Norquist’s prediction
has come to pass. But thus far, Republicans have proven less prepared for this
golden opportunity than he assumed. House Speaker Paul Ryan was as big a fraud
as Paul Krugman warned. Health care repeal was a debacle. Their plan to cut
taxes is one of the most unpopular pieces of legislation in history. But their
incompetence only slows the damage they are doing, it does not end it.
Cleaning The Stables
We have real work to
do. Robert Muller and the Russian probe won’t clean the stables, no matter how
that turns out. The media feasting on Trump’s antics and outrages won’t do it.
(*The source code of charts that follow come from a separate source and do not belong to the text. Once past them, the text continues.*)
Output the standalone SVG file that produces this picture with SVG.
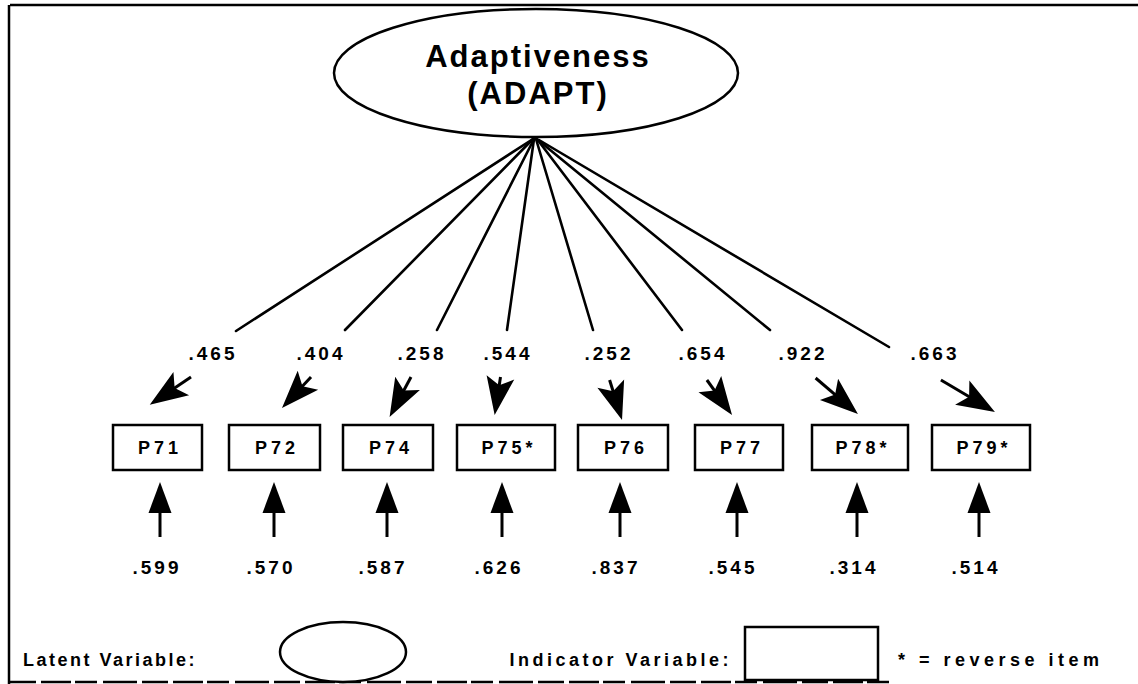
<svg xmlns="http://www.w3.org/2000/svg" width="1138" height="684" viewBox="0 0 1138 684">
  <style>
    .t { font-family: "Liberation Sans", Arial, sans-serif; font-weight: bold; fill: #000; }
    .title { font-size: 31px; letter-spacing: 2px; }
    .lbl { font-size: 19px; letter-spacing: 3px; }
    .box-t { font-size: 18px; letter-spacing: 4px; }
    .leg { font-size: 18px; letter-spacing: 2.5px; }
    .frame { fill: none; stroke: #000; stroke-width: 2.5; }
    .node { fill: #fff; stroke: #000; stroke-width: 2.5; }
    .edge { fill: none; stroke: #000; stroke-width: 2.6; stroke-linecap: round; }
    .stub { fill: none; stroke: #000; stroke-width: 3; }
  </style>
  <defs>
    <!-- barbed head; tip sits 22 units beyond the line end -->
    <marker id="ah" markerUnits="userSpaceOnUse" markerWidth="64" markerHeight="34" viewBox="-22 -17 64 34" refX="0" refY="0" orient="auto">
      <path d="M22,0 L-16,-14 L-8,0 L-16,14 Z" fill="#000"/>
    </marker>
    <marker id="up" markerUnits="userSpaceOnUse" markerWidth="44" markerHeight="30" viewBox="-22 -15 44 30" refX="0" refY="0" orient="auto">
      <path d="M20,0 L-11,-11.5 L-11,11.5 Z" fill="#000"/>
    </marker>
  </defs>

  <rect width="1138" height="684" fill="#fff"/>

  <!-- page frame -->
  <g id="frame">
    <path class="frame" d="M10,5 L1138,5" stroke-width="3"/>
    <path class="frame" d="M9,5 L9,684"/>
    <path class="frame" d="M10,682 L890,682" stroke-dasharray="26 5 30 4 22 6 34 5"/>
  </g>

  <!-- loadings: latent factor to indicators -->
  <g id="connectors">
    <line class="edge" x1="533" y1="139" x2="236" y2="331"/>
    <line class="edge" x1="533" y1="139" x2="345" y2="330"/>
    <line class="edge" x1="534" y1="139" x2="437" y2="330"/>
    <line class="edge" x1="534" y1="139" x2="507" y2="330"/>
    <line class="edge" x1="536" y1="139" x2="593" y2="330"/>
    <line class="edge" x1="537" y1="139" x2="682" y2="330"/>
    <line class="edge" x1="538" y1="140" x2="770" y2="330"/>
    <line class="edge" x1="539" y1="140" x2="889" y2="347"/>

    <line class="stub" x1="191" y1="377" x2="168" y2="392.5" marker-end="url(#ah)"/>
    <line class="stub" x1="311" y1="377" x2="297" y2="392" marker-end="url(#ah)"/>
    <line class="stub" x1="411" y1="377" x2="400" y2="397.5" marker-end="url(#ah)"/>
    <line class="stub" x1="500.5" y1="377" x2="498" y2="393.2" marker-end="url(#ah)"/>
    <line class="stub" x1="609.6" y1="380" x2="615.5" y2="399" marker-end="url(#ah)"/>
    <line class="stub" x1="706.9" y1="380" x2="719.2" y2="397.1" marker-end="url(#ah)"/>
    <line class="stub" x1="815.6" y1="378" x2="841.2" y2="399.8" marker-end="url(#ah)"/>
    <line class="stub" x1="940.9" y1="380" x2="976" y2="400.8" marker-end="url(#ah)"/>

    <!-- error terms -->
    <line class="stub" x1="160" y1="537" x2="160" y2="502" marker-end="url(#up)"/>
    <line class="stub" x1="274" y1="537" x2="274" y2="502" marker-end="url(#up)"/>
    <line class="stub" x1="387" y1="537" x2="387" y2="502" marker-end="url(#up)"/>
    <line class="stub" x1="502" y1="537" x2="502" y2="502" marker-end="url(#up)"/>
    <line class="stub" x1="620" y1="537" x2="620" y2="502" marker-end="url(#up)"/>
    <line class="stub" x1="737" y1="537" x2="737" y2="502" marker-end="url(#up)"/>
    <line class="stub" x1="857" y1="537" x2="857" y2="502" marker-end="url(#up)"/>
    <line class="stub" x1="979" y1="537" x2="979" y2="502" marker-end="url(#up)"/>
  </g>

  <g id="loadings" class="t lbl" text-anchor="middle">
    <text x="213" y="360">.465</text>
    <text x="321" y="360">.404</text>
    <text x="422" y="360">.258</text>
    <text x="508" y="360">.544</text>
    <text x="609" y="360">.252</text>
    <text x="703" y="360">.654</text>
    <text x="803" y="360">.922</text>
    <text x="935" y="360">.663</text>
  </g>

  <g id="errors" class="t lbl" text-anchor="middle">
    <text x="157" y="574">.599</text>
    <text x="271" y="574">.570</text>
    <text x="383" y="574">.587</text>
    <text x="499" y="574">.626</text>
    <text x="616" y="574">.837</text>
    <text x="733" y="574">.545</text>
    <text x="854" y="574">.314</text>
    <text x="976" y="574">.514</text>
  </g>

  <!-- latent factor -->
  <g id="ADAPT">
    <ellipse class="node" cx="536" cy="73" rx="202" ry="64"/>
    <text class="t title" x="538" y="67" text-anchor="middle">Adaptiveness</text>
    <text class="t title" x="538" y="104" text-anchor="middle">(ADAPT)</text>
  </g>

  <!-- indicators -->
  <g id="P71"><rect class="node" x="113" y="425" width="89" height="45"/><text class="t box-t" x="160" y="454" text-anchor="middle">P71</text></g>
  <g id="P72"><rect class="node" x="229" y="425" width="91" height="45"/><text class="t box-t" x="277" y="454" text-anchor="middle">P72</text></g>
  <g id="P74"><rect class="node" x="343" y="425" width="90" height="45"/><text class="t box-t" x="391" y="454" text-anchor="middle">P74</text></g>
  <g id="P75"><rect class="node" x="457" y="425" width="98" height="45"/><text class="t box-t" x="509" y="454" text-anchor="middle">P75*</text></g>
  <g id="P76"><rect class="node" x="578" y="425" width="90" height="45"/><text class="t box-t" x="626" y="454" text-anchor="middle">P76</text></g>
  <g id="P77"><rect class="node" x="695" y="425" width="88" height="45"/><text class="t box-t" x="742" y="454" text-anchor="middle">P77</text></g>
  <g id="P78"><rect class="node" x="812" y="425" width="96" height="45"/><text class="t box-t" x="863" y="454" text-anchor="middle">P78*</text></g>
  <g id="P79"><rect class="node" x="932" y="425" width="98" height="45"/><text class="t box-t" x="984" y="454" text-anchor="middle">P79*</text></g>

  <!-- key -->
  <g id="legend">
    <text class="t leg" x="23" y="666">Latent Variable:</text>
    <ellipse class="node" cx="343" cy="652" rx="63" ry="30"/>
    <text class="t leg" x="732" y="666" text-anchor="end" style="letter-spacing:3.5px">Indicator Variable:</text>
    <rect class="node" x="745" y="627" width="133" height="53"/>
    <text class="t leg" x="898" y="666" style="letter-spacing:4.5px">* = reverse item</text>
  </g>
</svg>
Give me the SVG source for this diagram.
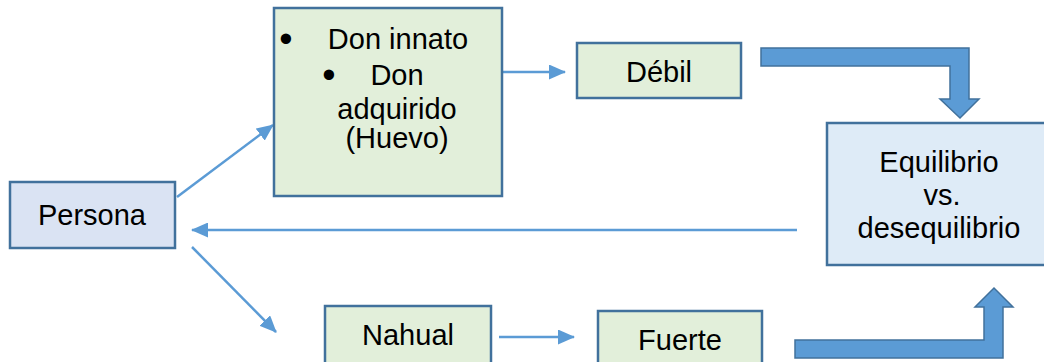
<svg xmlns="http://www.w3.org/2000/svg" width="1044" height="362" viewBox="0 0 1044 362">
<style>
.t{font-family:"Liberation Sans",Arial,sans-serif;font-size:29px;fill:#000;text-anchor:middle}
.bl{font-family:"Liberation Sans",Arial,sans-serif;font-size:38px;fill:#000;text-anchor:middle}
.g{fill:#E2EFDA;stroke:#41719C;stroke-width:2.5}
.b{fill:#DAE3F3;stroke:#41719C;stroke-width:2.5}
.b2{fill:#DEEBF7;stroke:#41719C;stroke-width:2.5}
.c{stroke:#5B9BD5;stroke-width:2.5;fill:none}
.big{fill:#5B9BD5;stroke:#41719C;stroke-width:1.5;stroke-linejoin:miter}
</style>
<defs>
<marker id="ah" markerUnits="userSpaceOnUse" markerWidth="17" markerHeight="15" refX="16" refY="7.5" orient="auto">
<path d="M0,0 L17,7.5 L0,15 Z" fill="#5B9BD5"/>
</marker>
</defs>
<g id="connectors">
<line class="c" x1="177" y1="197" x2="273" y2="125" marker-end="url(#ah)"/>
<line class="c" x1="192" y1="247" x2="276" y2="332" marker-end="url(#ah)"/>
<line class="c" x1="797" y1="230" x2="192" y2="230" marker-end="url(#ah)"/>
<line class="c" x1="502" y1="72" x2="565" y2="72" marker-end="url(#ah)"/>
<line class="c" x1="499" y1="337" x2="574" y2="337" marker-end="url(#ah)"/>
<path class="big" d="M761,48 L969,48 L969,99 L979,99 L960,118 L940,99 L950,99 L950,66 L761,66 Z"/>
<path class="big" d="M795,358 L1003,358 L1003,307 L1013,307 L994,288 L975,307 L984,307 L984,340 L795,340 Z"/>
</g>
<g id="persona">
<rect class="b" x="10" y="182" width="165" height="66"/>
<text class="t" x="92" y="225">Persona</text>
</g>
<g id="don">
<rect class="g" x="274" y="8" width="228" height="188"/>
<text class="bl" x="286" y="52">•</text>
<text class="t" x="398" y="49">Don innato</text>
<text class="bl" x="329" y="88">•</text>
<text class="t" x="397" y="85">Don</text>
<text class="t" x="397" y="119">adquirido</text>
<text class="t" x="397" y="148">(Huevo)</text>
</g>
<g id="debil">
<rect class="g" x="577" y="43" width="164" height="55"/>
<text class="t" x="659" y="82">Débil</text>
</g>
<g id="equilibrio">
<rect class="b2" x="827" y="123" width="230" height="142"/>
<text class="t" x="939" y="172">Equilibrio</text>
<text class="t" x="942" y="205">vs.</text>
<text class="t" x="939" y="238">desequilibrio</text>
</g>
<g id="nahual">
<rect class="g" x="325" y="306" width="166" height="70"/>
<text class="t" x="408" y="345">Nahual</text>
</g>
<g id="fuerte">
<rect class="g" x="598" y="311" width="164" height="65"/>
<text class="t" x="680" y="350">Fuerte</text>
</g>
</svg>
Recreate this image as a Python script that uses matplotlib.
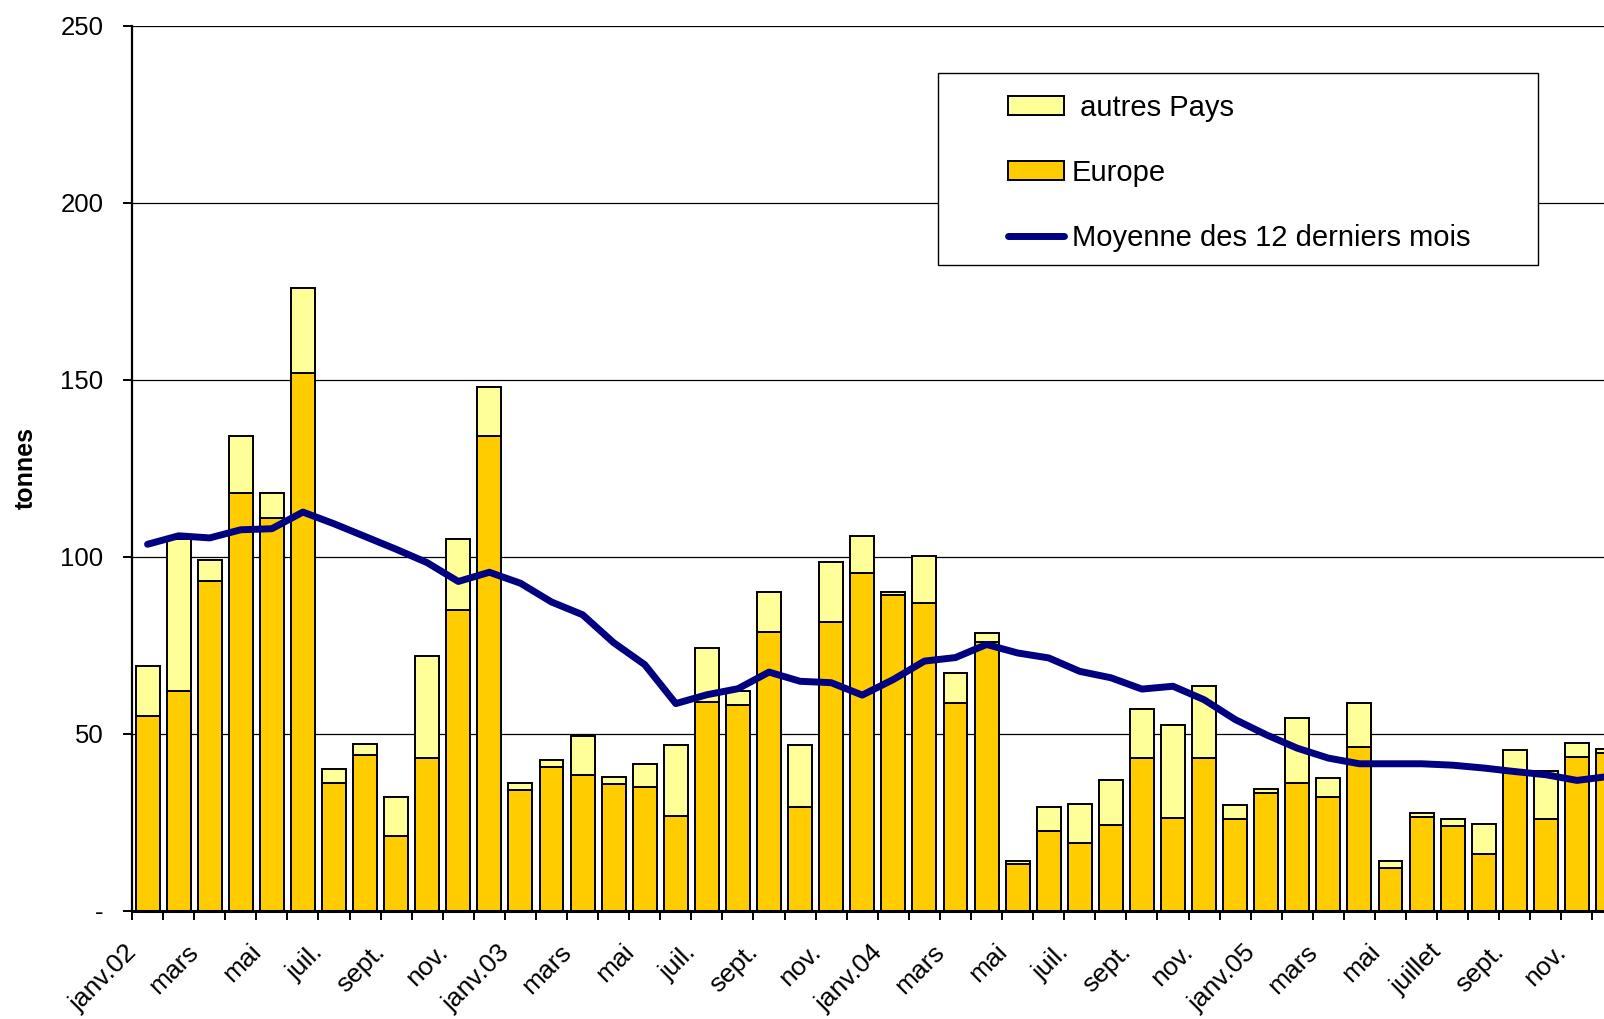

The resistance is vital, but not enough. Americans in large numbers must
rise up and throw the bums out.
Elections – no matter
how gerrymandered, no matter how many votes are suppressed, no matter how
corrupted by big money – still offer that possibility. That will take new
energy and activists organizing across the country. The established Democratic
Party has proven itself incapable thus far of meeting this challenge.
Progressive leaders
like Sanders, Warren, Brown, Merkley, Ellison, and Jayapal need to define the
choice and the stakes. The surge of women voters and candidates can make
dramatic difference. Progressive movement groups like Our Revolution, People’s
Action, Black Lives Matter, Indivisible, MoveOn, and Working America need to
continue to build and drive a massive volunteer door-to-door mobilization.
In 2018, the election
will be nationalized, but Trump will not be on the ballot. Voters need to
understand just what the stakes are, and it’s our job to tell them.